The coffee and the paper I understood, but I wondered what she needed the trash-bag for. She promptly set down the coffee and the paper and proceeded to pick up every piece of trash she could find in that skate-park. Her sons acted as though it was the most normal thing in the word – Mom always picks up trash here, no biggie – and she chatted with different skaters as she picked up empty bottles and assorted litter.

I don’t know why but it brought tears to my eyes. In this crazy mixed-up world, where I feel more at home (or at church) with my daughter at a skate-park on a Sunday morning, this woman was worshipping in such an elemental way. I think Jesus would have picked up trash – I think it would have seemed the most natural (and maybe supernatural) thing in the world to him if he was there on that morning.

I mean no disrespect to those older couples heading off to church. They find God in a different place than my daughter – such has always been the case. But what about those of us “in between” – unable to tolerate the ‘Bible-study’ that our parents find so essential and wondering why the skate-parks of our world don’t count in the sacred category?


I have a friend who was doing a workshop on the east coast a few months ago and he met a fellow named A.J. My friend said A.J. was one of the toughest men he’d ever met – gruff and strong for his 70+ years.

In the course of the workshop, A.J. mentioned that the church he was attending didn’t really matter to his children or grandchildren.

My friend asked him, “If you had to pick between the two, who would you pick – your family or your church?”

A.J. didn’t hesitate, “Why I’d choose my family – every time.”

Whose Thinking
I wonder if that’s not the biggest difference between me (a 39-year-old church-kid turned church-alumni) and my parents?

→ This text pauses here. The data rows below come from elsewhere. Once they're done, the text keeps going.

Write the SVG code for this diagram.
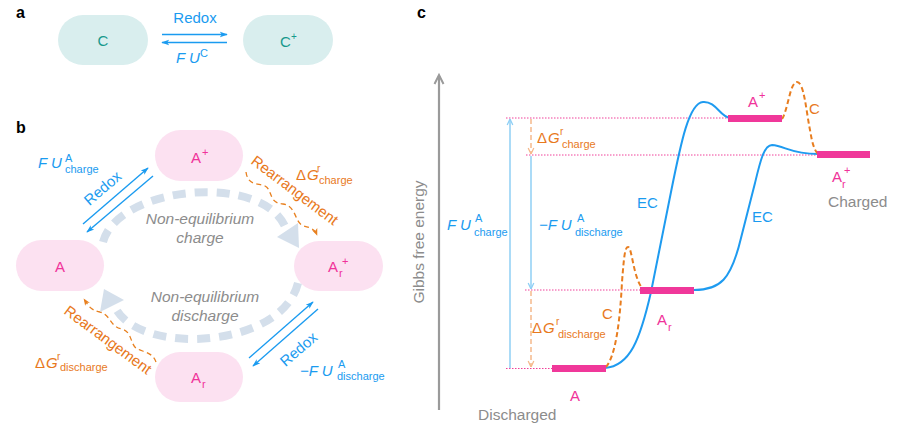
<svg xmlns="http://www.w3.org/2000/svg" width="897" height="432" viewBox="0 0 897 432">
<style>
text{font-family:"Liberation Sans",Arial,Helvetica,sans-serif}
.pl{font-size:16px;font-weight:bold;fill:#000}
.pc{fill:#d9eeee}
.tc{fill:#17998c;font-size:15px}
.pp{fill:#fce1f1}
.tp{fill:#f0339a;font-size:15px}
.bl{fill:#1a9bf0;font-size:15px}
.or{fill:#e8791d;font-size:15px}
.gr{fill:#8c8c8c;font-size:15.5px}
.it{font-style:italic}
.s{font-size:11px}
.sup{font-size:10px}
.blk{stroke:#1a9bf0;stroke-width:1.4;fill:none}
.ow{stroke:#e8801f;stroke-width:1.3;fill:none;stroke-dasharray:5 3.5}
.big{stroke:#d4dfeb;stroke-width:8;fill:none;stroke-dasharray:13 9}
.dot{stroke:#f0409a;stroke-width:1;stroke-dasharray:1.5 1.5;fill:none}
.bar{fill:#f0389a}
.ec{stroke:#1e9bf0;stroke-width:2;fill:none}
.cd{stroke:#e87d1f;stroke-width:2;fill:none;stroke-dasharray:5 3}
</style>
<defs>
<marker id="ab" viewBox="0 0 10 10" refX="9" refY="5" markerWidth="8" markerHeight="8" orient="auto" markerUnits="userSpaceOnUse"><path d="M0,1.5 L10,5 L0,8.5 L2.5,5 z" fill="#1a9bf0"/></marker>
<marker id="ao" viewBox="0 0 10 10" refX="9" refY="5" markerWidth="7" markerHeight="7" orient="auto" markerUnits="userSpaceOnUse"><path d="M0,1 L10,5 L0,9 L2.5,5 z" fill="#e8801f"/></marker>
<marker id="cb" viewBox="0 0 10 10" refX="9.5" refY="5" markerWidth="8" markerHeight="8" orient="auto" markerUnits="userSpaceOnUse"><path d="M2,1.5 L9.5,5 L2,8.5" fill="none" stroke="#8fcff5" stroke-width="1.6"/></marker>
<marker id="co" viewBox="0 0 10 10" refX="9.5" refY="5" markerWidth="8" markerHeight="8" orient="auto" markerUnits="userSpaceOnUse"><path d="M2,1.5 L9.5,5 L2,8.5" fill="none" stroke="#f5b98c" stroke-width="1.6"/></marker>
</defs>

<!-- panel labels -->
<text class="pl" x="16" y="18">a</text>
<text class="pl" x="16" y="133">b</text>
<text class="pl" x="417" y="18">c</text>

<!-- panel a nodes -->
<g id="nodeC"><rect class="pc" x="58" y="15" width="90" height="50" rx="25"/><text class="tc" x="103" y="46" text-anchor="middle">C</text></g>
<g id="nodeCplus"><rect class="pc" x="243" y="15" width="90" height="50" rx="25"/><text class="tc" x="280" y="47">C</text><text class="tc sup" x="291" y="40">+</text></g>

<!-- panel b nodes -->
<g id="nodeAplus"><rect class="pp" x="155" y="130" width="88" height="51" rx="25.5"/><text class="tp" x="191" y="163">A</text><text class="tp s" x="202" y="156">+</text></g>
<g id="nodeA"><rect class="pp" x="16" y="240" width="88" height="51" rx="25.5"/><text class="tp" x="60" y="272" text-anchor="middle">A</text></g>
<g id="nodeArplus"><rect class="pp" x="294" y="241" width="89" height="50" rx="25"/><text class="tp" x="328" y="272">A</text><text class="tp s" x="339" y="277">r</text><text class="tp s" x="342" y="265">+</text></g>
<g id="nodeAr"><rect class="pp" x="155" y="352" width="88" height="50" rx="25"/><text class="tp" x="191" y="383">A</text><text class="tp s" x="202" y="388">r</text></g>

<!-- connectors -->
<g id="connectors">
<!-- panel a -->
<line class="blk" x1="162" y1="34.5" x2="227" y2="34.5" marker-end="url(#ab)"/>
<line class="blk" x1="227" y1="42.5" x2="162" y2="42.5" marker-end="url(#ab)"/>
<!-- panel b redox -->
<line class="blk" x1="83" y1="224" x2="148" y2="168" marker-end="url(#ab)"/>
<line class="blk" x1="153" y1="176" x2="87" y2="232" marker-end="url(#ab)"/>
<line class="blk" x1="249" y1="358" x2="313" y2="302" marker-end="url(#ab)"/>
<line class="blk" x1="318" y1="309" x2="253" y2="366" marker-end="url(#ab)"/>
<!-- rearrangement wavy -->
<path class="ow" d="M246 172 C248 186,258 183,265 186 C273 190,268 203,283 204 C297 206,294 223,304 226 C312 228,315 230,317 235" marker-end="url(#ao)"/>
<path class="ow" d="M156 362 C153 352,142 352,136 348 C130 343,132 332,122 329 C110 327,111 315,100 312 C90 310,88 305,84 299" marker-end="url(#ao)"/>
<!-- non-equilibrium big arrows -->
<path class="big" d="M103 242 C118 185,266 172,286 229"/>
<polygon points="299,248 298,223 277,237" fill="#d4dfeb"/>
<path class="big" d="M298 283 C282 348,142 356,116 309"/>
<polygon points="104,289 100,312 124,300" fill="#d4dfeb"/>

<!-- panel c axis -->
<line x1="439" y1="410" x2="439" y2="76" stroke="#9a9a9a" stroke-width="2.2"/>
<polyline points="434.5,84 439,75 443.5,84" fill="none" stroke="#9a9a9a" stroke-width="2"/>
<!-- level dotted lines -->
<line class="dot" x1="506" y1="118" x2="728" y2="118"/>
<line class="dot" x1="526" y1="155" x2="818" y2="155"/>
<line class="dot" x1="525" y1="290" x2="640" y2="290"/>
<line class="dot" x1="506" y1="368.5" x2="553" y2="368.5"/>
<!-- vertical arrows -->
<line x1="510" y1="368" x2="510" y2="119" stroke="#8fcff5" stroke-width="1.5" marker-end="url(#cb)"/>
<line x1="531" y1="156" x2="531" y2="289" stroke="#8fcff5" stroke-width="1.5" marker-end="url(#cb)"/>
<line x1="531" y1="119" x2="531" y2="154" stroke="#f5b98c" stroke-width="1.5" stroke-dasharray="5 3" marker-end="url(#co)"/>
<line x1="531" y1="291" x2="531" y2="367" stroke="#f5b98c" stroke-width="1.5" stroke-dasharray="5 3" marker-end="url(#co)"/>
<!-- EC curves -->
<path class="ec" d="M605 368 C630 366,640 340,651 292 L671 192 C681 142,689 103,703 102 C716 101,720 117,730 118"/>
<path class="ec" d="M694 290 C720 290,731 280,741 238 L755 183 C760 162,764 145,772 145 C785 146,791 154,818 154"/>
<!-- C curves -->
<path class="cd" d="M606 367 C616 355,620 320,622 282 C624 256,625 247,628 247 C632 247,633 276,642 288"/>
<path class="cd" d="M782 119 C788 110,790 82,797 82 C804 82,806 110,810 130 C812 142,814 150,818 154"/>
</g>

<!-- bars -->
<g id="levels">
<rect class="bar" x="552" y="365" width="54" height="7"/>
<rect class="bar" x="640" y="287" width="54" height="7"/>
<rect class="bar" x="728" y="115" width="54" height="7"/>
<rect class="bar" x="817" y="151" width="53" height="7"/>
</g>

<!-- panel a labels -->
<text class="bl" x="195" y="23" text-anchor="middle">Redox</text>
<text class="bl it" x="176" y="63">F U</text><text class="bl s" x="200" y="57">C</text>

<!-- panel b labels -->
<text class="bl it" x="38" y="168">F U</text><text class="bl s" x="65" y="162">A</text><text class="bl s" x="65" y="173">charge</text>
<text class="bl" x="106" y="192" text-anchor="middle" transform="rotate(-40.7 106 192)">Redox</text>
<text class="bl" x="302" y="353" text-anchor="middle" transform="rotate(-40.7 302 353)">Redox</text>
<text class="bl it" x="300" y="376">−F U</text><text class="bl s" x="338" y="368">A</text><text class="bl s" x="337" y="380">discharge</text>
<text class="or" x="250" y="163" font-size="14" transform="rotate(37 250 163)">Rearrangement</text>
<text class="or" x="63" y="313" font-size="14" transform="rotate(36.5 63 313)">Rearrangement</text>
<text class="or" x="296" y="180">Δ</text><text class="or it" x="307" y="180">G</text><text class="or sup" x="317" y="172">r</text><text class="or s" x="319" y="184">charge</text>
<text class="or" x="35" y="368">Δ</text><text class="or it" x="46" y="368">G</text><text class="or sup" x="57" y="360">r</text><text class="or s" x="60" y="371">discharge</text>
<text class="gr it" x="200" y="224" text-anchor="middle">Non-equilibrium</text>
<text class="gr it" x="200" y="243" text-anchor="middle">charge</text>
<text class="gr it" x="205" y="302" text-anchor="middle">Non-equilibrium</text>
<text class="gr it" x="205" y="321" text-anchor="middle">discharge</text>

<!-- panel c labels -->
<text class="gr" transform="translate(424 242) rotate(-90)" text-anchor="middle">Gibbs free energy</text>
<text class="gr" x="478" y="420">Discharged</text>
<text class="gr" x="828" y="207">Charged</text>
<text class="bl it" x="447" y="230">F U</text><text class="bl s" x="475" y="222">A</text><text class="bl s" x="474" y="236">charge</text>
<text class="bl it" x="539" y="230">−F U</text><text class="bl s" x="577" y="222">A</text><text class="bl s" x="575" y="236">discharge</text>
<text class="or" x="537" y="143">Δ</text><text class="or it" x="548" y="143">G</text><text class="or sup" x="560" y="135">r</text><text class="or s" x="562" y="148">charge</text>
<text class="or" x="532" y="333">Δ</text><text class="or it" x="543" y="333">G</text><text class="or sup" x="556" y="325">r</text><text class="or s" x="558" y="338">discharge</text>
<text class="bl" x="637" y="208">EC</text>
<text class="bl" x="752" y="222">EC</text>
<text class="or" x="602" y="319">C</text>
<text class="or" x="809" y="114">C</text>
<text class="tp" x="570" y="401">A</text>
<text class="tp" x="657" y="325">A</text><text class="tp s" x="668" y="331">r</text>
<text class="tp" x="748" y="107">A</text><text class="tp s" x="759" y="99">+</text>
<text class="tp" x="832" y="182">A</text><text class="tp s" x="842" y="188">r</text><text class="tp s" x="844" y="174">+</text>
</svg>
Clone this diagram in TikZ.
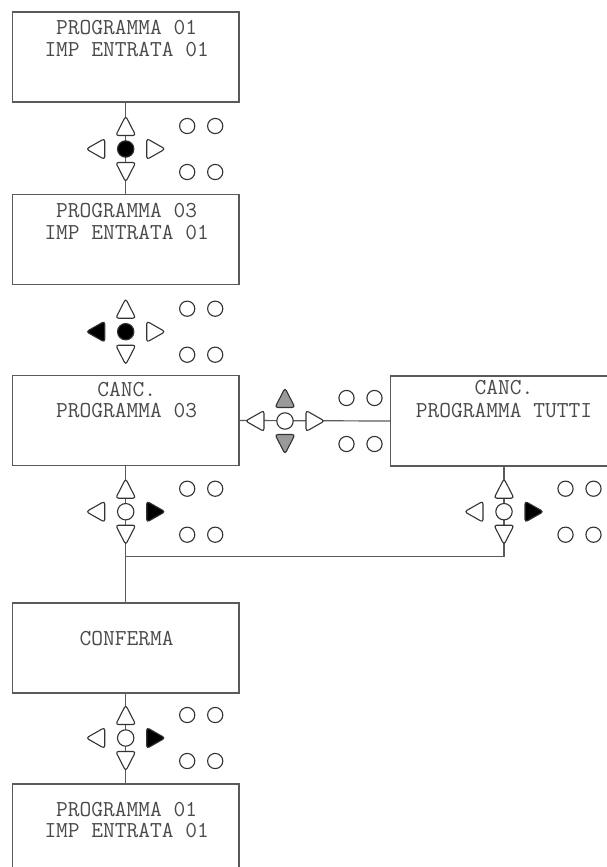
\documentclass[tikz,border=0pt]{standalone}
\usepackage{fontspec}
\usetikzlibrary{calc}
\definecolor{ln}{HTML}{5A5A5A}
\definecolor{tx}{HTML}{4A4A4A}
\definecolor{gfill}{HTML}{9A9A9A}
\tikzset{
  box/.style={draw=ln, line width=1.2pt, rectangle, minimum width=226.7pt, minimum height=90pt, inner sep=0pt, fill=white},
  txt/.style={text=tx, font=\ttfamily\fontsize{22.8}{26}\selectfont, inner sep=0pt, anchor=base, text height=14.5pt, text depth=1.5pt},
  conn/.style={draw=ln, line width=1.2pt},
  key/.style={draw=black!80, line width=1.1pt, rounded corners=2.8pt},
  led/.style={draw=black!80, line width=1.1pt},
}
% #1 x, #2 y, #3 up, #4 down, #5 left, #6 right, #7 centre
\newcommand\kpad[7]{%
\begin{scope}[shift={(#1,#2)}]
  \path[key, fill=#3] (-10,-13.5) -- (10,-13.5) -- (0,-33) -- cycle;
  \path[key, fill=#4] (-10,13.5) -- (10,13.5) -- (0,33) -- cycle;
  \path[key, fill=#5] (-21,-10.5) -- (-21,10.5) -- (-39.5,0) -- cycle;
  \path[key, fill=#6] (21,-10.5) -- (21,10.5) -- (39.5,0) -- cycle;
  \path[led, fill=#7] (0,0) circle (8.2);
  \path[led, fill=white] (61.5,-23) circle (7.6) (89.5,-23) circle (7.6)
                         (61.5,23) circle (7.6) (89.5,23) circle (7.6);
\end{scope}}
\begin{document}
\begin{tikzpicture}[x=1pt, y=-1pt]
\useasboundingbox (0,0) rectangle (607,867);
\clip (0,0) rectangle (607,867);
\fill[white] (0,0) rectangle (607,867);

% boxes
\node[box] (b1) at (125.7,57) {};
\node[box] (b2) at (125.7,239.5) {};
\node[box] (b3) at (125.7,420.5) {};
\node[box] (b4) at (504,421) {};
\node[box] (b5) at (125.7,648) {};
\node[box] (b6) at (125.7,829) {};

% texts
\node[txt] (t1a) at ($(b1.north)+(1,23.5)$) {PROGRAMMA 01};
\node[txt] (t1b) at ($(b1.north)+(1,45)$) {IMP ENTRATA 01};
\node[txt] (t2a) at ($(b2.north)+(1,24)$) {PROGRAMMA 03};
\node[txt] (t2b) at ($(b2.north)+(1,45.5)$) {IMP ENTRATA 01};
\node[txt] (t3a) at ($(b3.north)+(1,21.5)$) {CANC.};
\node[txt] (t3b) at ($(b3.north)+(1,43)$) {PROGRAMMA 03};
\node[txt] (t4a) at ($(b4.north)+(0,19.5)$) {CANC.};
\node[txt] (t4b) at ($(b4.north)+(0,42)$) {PROGRAMMA TUTTI};
\node[txt] (t5) at ($(b5.north)+(1,43)$) {CONFERMA};
\node[txt] (t6a) at ($(b6.north)+(1,33)$) {PROGRAMMA 01};
\node[txt] (t6b) at ($(b6.north)+(1,54.5)$) {IMP ENTRATA 01};

% connectors
\coordinate (j) at (125.7,556.7);
\path[conn] (b1.south) -- (b2.north);
\path[conn] (b3.east) -- (b4.west);
\path[conn] (b3.south) -- (b5.north);
\path[conn] (b4.south) |- (j);
\path[conn] (b5.south) -- (b6.north);

% keypads
\kpad{125.7}{149}{white}{white}{white}{white}{black}
\kpad{125.7}{331.7}{white}{white}{black}{white}{black}
\kpad{285}{421}{gfill}{gfill}{white}{white}{white}
\kpad{125.7}{511.7}{white}{white}{white}{black}{white}
\kpad{504}{511.7}{white}{white}{white}{black}{white}
\kpad{125.7}{738}{white}{white}{white}{black}{white}
\end{tikzpicture}
\end{document}
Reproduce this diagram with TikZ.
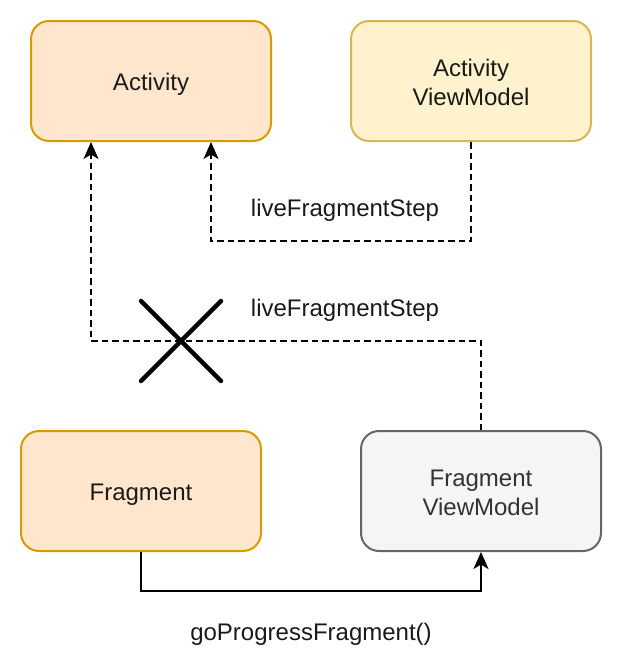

I’d rather be with my 12-year-old. I’m actually more interested in what she considers sacred then what I think I know is sacred. Perhaps I don’t’ know what’s sacred anymore at all – that’s a possibility.

A question

Which leaves me with a question that I am going to pursue with young and old alike –

“What do your children (or grand-children) think?”

I find that I enjoy the prospects of that question for several reasons:

  • It doesn’t put anyone on the defensive. I’m really asking a parent (or grand-parent) what their child thinks.
  • They’re not defending anything of their own.
  • That answer matters more than what we (as 40 or 50 or 60 year olds) think – at least in terms of time left to do anything about what we think.
  • The description of someone else’s thinking often tells you more about the describer than you would otherwise get.

Such a description taps something deep in all of us as parents and grand-parents.

It’s not that we want to be “in the know” as much as we (each of us) want to be known – especially by those who are next, those who will shape policy and grandchildren and even great-children that we will never see on this side.


So, my self-proposition is two-fold. I will seek to:

  1. Ask the “What do your children think?” question and listen, as well as
  2. Look for church in the unlikely (and simultaneous) places

…Where passion, flow and imagination breath the fresh air of a good God who is constantly speaking in Foundation bible-studies and bag-ladies and everything (and everyone) in between.